12 Interesting Facts About RAW that Makes It Badass

12 Interesting Facts About RAW that Makes It Badass

Research and Analysis Wing or RAW has always been a mysterious profile of astonishing curiosity, thanks to the depiction of intelligence in the world Cinema. Black tuxedo, advanced gadgets, thrill, women and wine is what we have as an impression of intelligence agencies but to what extent it stands true in real life?

Here are a few lesser known facts about RAW to bring out the James Bond in you.​

1. RAW’s motto ‘धर्मो रक्षति रक्षित:’, translates into ‘the law protects when it is protected’. In this context, Dharma stands for the nation and explains that only who follows Dharma is protected and the ones ignorant will be destroyed.


2. RAW was established on September 21st, 1968 after the acknowledged shortcomings of Sino-India and Indo-Pakistan wars. Earlier, both domestic and foreign intelligence was handled by Intelligence Bureau but later the government under Prime Minister Indira Gandhi decided to initiate an independent agency that would counter the enemies beside wars too.


3. RAW agents are trained across the world to get special training in Krav Maga, self-defence and to get acquainted with super advance gadgets.


4. RAW’s insightful intelligence in 1984 about Pakistan’s operation ‘Ababeel’ intended to capture the Saltoro ridge in Siachen helped the Indian Army. The army then launched operation ‘Meghdoot’ hindering the Pakistan attack.


5. Recruitment in RAW has become simpler with time, picking students from Universities directly as per their skills. Ravinder Kaushik’s story is one such example. Earlier RAW used to hire people particularly from Intelligence Bureau, Indian Police Services and Indian Military or revenue departments.


6. The head of RAW is called the ‘Secretary’ (research) in the Cabinet Secretariat. RAW’s first director was Rameshwar Nath Kao and the current chief is Rajinder Khanna.

7. Pakistan’s involvement in Kargil attack was also confirmed by the RAW when they successfully tapped the telephonic conversation between Parvez Musharraf, then Pakistan army chief and his chief of staff, Lt. Gen. Mohammed Aziz.


7. Raw is kept out of the Right to Information (RTI) act as the agency in any way, is not answerable to the Parliament of India.

8. Raw is only answerable to two authorities, the Prime Minister of the Country, and the Joint Intelligence Committee.

10. Union of Sikkim​

Post-Independence, Sikkim was ruled by a Maharaja. But in 1972, Indira Gandhi authorized RAW to install a pro-Indian democratic government in Sikkim. On April 26, 1975, Sikkim became the 22nd State of the Indian Union with its first democratic chief minister, Kazi Lhendup Dorjee Khangsarpa.

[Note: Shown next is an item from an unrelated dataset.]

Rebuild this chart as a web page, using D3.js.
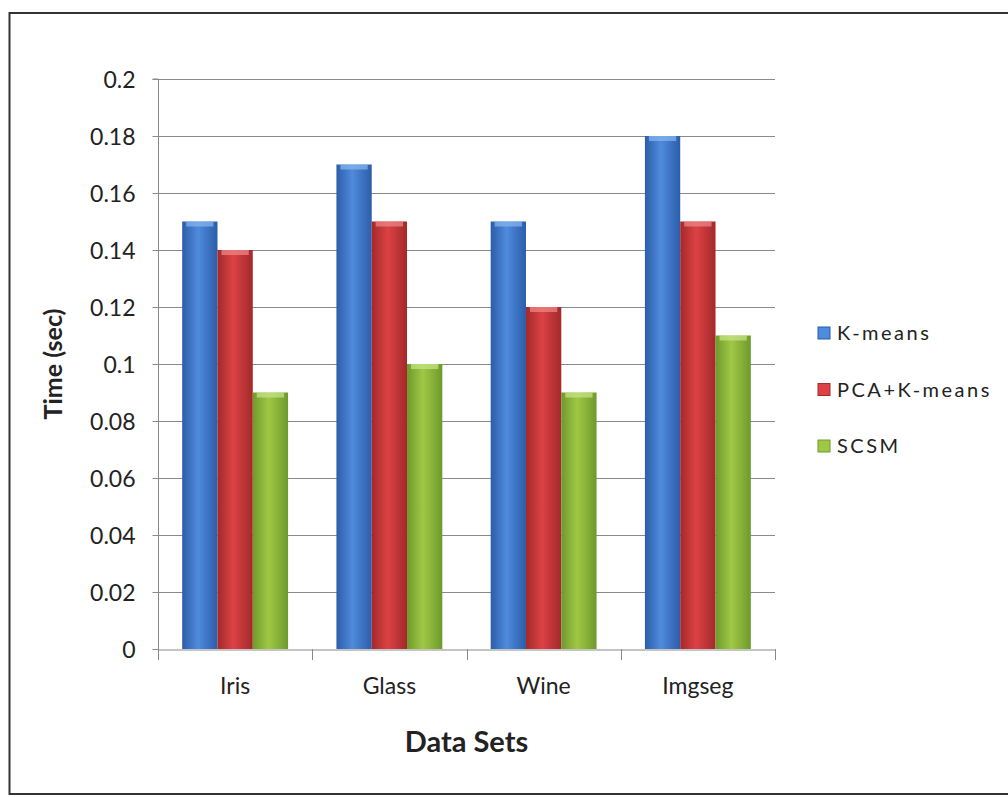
<!DOCTYPE html>
<html><head><meta charset="utf-8">
<script src="https://cdn.jsdelivr.net/npm/d3@7"></script>
<style>body{margin:0;background:#fff}svg{display:block}text{font-family:Lato,"Open Sans",sans-serif;fill:#222}</style>
</head><body><svg id="c" width="1008" height="797"></svg>
<script>
const categories = ["Iris", "Glass", "Wine", "Imgseg"];
const seriesNames = ["K-means", "PCA+K-means", "SCSM"];
const kmeans = [0.15, 0.17, 0.15, 0.18];
const pcaKmeans = [0.14, 0.15, 0.12, 0.15];
const scsm = [0.09, 0.10, 0.09, 0.11];
const yTicks = [0, 0.02, 0.04, 0.06, 0.08, 0.1, 0.12, 0.14, 0.16, 0.18, 0.2];
const yTickLabels = ["0", "0.02", "0.04", "0.06", "0.08", "0.1", "0.12", "0.14", "0.16", "0.18", "0.2"];
const seriesValues = [kmeans, pcaKmeans, scsm];

const colors = [
  {edge:"#2c5da9", mid:"#4f8bdc", cap:"#8ab8f0"},
  {edge:"#a3292b", mid:"#dc4244", cap:"#f08a8a"},
  {edge:"#6e9a2c", mid:"#a0c845", cap:"#c8e68a"}
];

const svg = d3.select("#c");
const defs = svg.append("defs");
colors.forEach((c,i)=>{
  const g = defs.append("linearGradient").attr("id","g"+i).attr("x1","0").attr("x2","1").attr("y1","0").attr("y2","0");
  g.append("stop").attr("offset","0").attr("stop-color",c.edge);
  g.append("stop").attr("offset","0.45").attr("stop-color",c.mid);
  g.append("stop").attr("offset","1").attr("stop-color",c.edge);
});

// outer frame
svg.append("rect").attr("x",9.5).attr("y",13).attr("width",1020).attr("height",781)
  .attr("fill","none").attr("stroke","#333").attr("stroke-width",2);

const pLeft = 158, pRight = 775, pTop = 79, pBottom = 649;
const y = d3.scaleLinear().domain([0, 0.2]).range([pBottom, pTop]);
const x0 = d3.scaleBand().domain(categories).range([pLeft, pRight]).padding(0);
const x1 = d3.scaleBand().domain(seriesNames).range([0, x0.bandwidth()]).paddingInner(0).paddingOuter(0.685);

// grid lines
svg.append("g").selectAll("line").data(yTicks.filter(d=>d>0)).join("line")
  .attr("x1", pLeft).attr("x2", pRight).attr("y1", d=>Math.round(y(d))+0.5).attr("y2", d=>Math.round(y(d))+0.5)
  .attr("stroke","#8a8a8a").attr("stroke-width",1);

// y axis
const yAxis = d3.axisLeft(y).tickValues(yTicks).tickFormat((d,i)=>yTickLabels[i]).tickSize(6).tickPadding(17);
const ya = svg.append("g").attr("transform",`translate(${pLeft+0.5},0)`).call(yAxis);
ya.select(".domain").attr("stroke","#8a8a8a").attr("d",`M-6,${y(0.2)}H0V${pBottom}`);
ya.selectAll(".tick line").attr("stroke","#8a8a8a");
ya.selectAll(".tick text").style("font-size","23px").style("font-family","Lato").attr("fill","#222").attr("dy","0.35em");

// bars
const groups = svg.append("g").selectAll("g").data(categories).join("g")
  .attr("transform", d=>`translate(${x0(d)},0)`);
groups.selectAll("rect.bar").data((c,ci)=>seriesNames.map((s,si)=>({s, si, v: seriesValues[si][ci]}))).join("rect")
  .attr("class","bar")
  .attr("x", d=>x1(d.s)).attr("width", x1.bandwidth())
  .attr("y", d=>y(d.v)).attr("height", d=>pBottom - y(d.v))
  .attr("fill", d=>`url(#g${d.si})`);
groups.selectAll("rect.cap").data((c,ci)=>seriesNames.map((s,si)=>({s, si, v: seriesValues[si][ci]}))).join("rect")
  .attr("class","cap")
  .attr("x", d=>x1(d.s)+4).attr("width", x1.bandwidth()-8)
  .attr("y", d=>y(d.v)).attr("height", 5)
  .attr("fill", d=>colors[d.si].cap).attr("opacity",0.7);

// x axis
const xAxis = d3.axisBottom(x0).tickSize(0).tickPadding(28);
const xa = svg.append("g").attr("transform",`translate(0,${pBottom+0.5})`).call(xAxis);
xa.select(".domain").attr("stroke","#8a8a8a");
xa.selectAll(".tick text").style("font-size","23px").style("font-family","Lato").attr("fill","#222");
const bounds = categories.map(c=>x0(c)).concat([x0(categories[categories.length-1])+x0.bandwidth()]);
svg.append("g").selectAll("line").data(bounds).join("line")
  .attr("x1", d=>Math.round(d)+0.5).attr("x2", d=>Math.round(d)+0.5)
  .attr("y1", pBottom).attr("y2", pBottom+11).attr("stroke","#8a8a8a");

// axis titles
svg.append("text").attr("x",(pLeft+pRight)/2).attr("y",752).attr("text-anchor","middle")
  .style("font-size","29px").style("font-weight","bold").text("Data Sets");
svg.append("text").attr("transform",`translate(62,${(pTop+pBottom)/2}) rotate(-90)`).attr("text-anchor","middle")
  .style("font-size","25px").style("font-weight","bold").text("Time (sec)");

// legend
const lg = svg.append("g").selectAll("g").data(seriesNames).join("g")
  .attr("transform",(d,i)=>`translate(818,${333 + i*56.5})`);
lg.append("rect").attr("x",0).attr("y",-6).attr("width",12).attr("height",12)
  .attr("fill",(d,i)=>colors[i].mid).attr("stroke",(d,i)=>colors[i].edge);
lg.append("text").attr("x",19).attr("y",0).attr("dy","0.35em")
  .style("font-size","20px").style("letter-spacing","2.5px").text(d=>d);
</script></body></html>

11. RAW training comprises of two levels, Basic and Advanced.​

Basic training lasts around 10 days which include the introduction to intelligence and espionage with information security, financial and economic analysis etc. Case studies of other agencies like CIA, ISI and MI6 are part of their program with the lesson of no discrimination between a friend and a foe.


For advance training which goes for around 1-2 years, the recruit has to experience a Field Intelligence Bureau (FIB) to conduct operations in real certain conditions. It includes various skills for intelligence mission like making contacts, avoiding capture and the tactics to deal with interrogation if caught.

12. RAW trapped ISI in its own web​

In POK, a Pakistan-sponsored terrorist organisation launched Al-Fatah for J&K. With the help of Indian Intelligence, J&K Police arrested 36 members of the organisation and decided to infiltrate Hashum Qureshi there to get more inside information.

When he was sent back to India, arrested by the BSF, he could not stand the interrogation and revealed that he was won over by the ISI and was trained to highjack a plane to execute hijacking of the plane piloted by Rajiv Gandhi. This gave a start to an interesting plan by the BSF and RAW.


RAW and BSF asked Qureshi to work for them to get saved from execution. Qureshi had to hijack an aircraft in exchange of 36 Al-Fatah members. A retired aircraft ‘Ganga’ was used for this with a toy pistol and fake grenade provided. Pakistani authorities allowed the plane to land as expected and soon the hijack was broadcasted by the radio informing Pakistan’s connections with terrorism. Qureshi was hailed as a freedom fighter in Pakistan and the passengers came back to India by road.

This helped in 1971 war for the liberation of Bangladesh as the banning of Pakistani flights thereafter the incident slowed down the arrival of Pakistani army.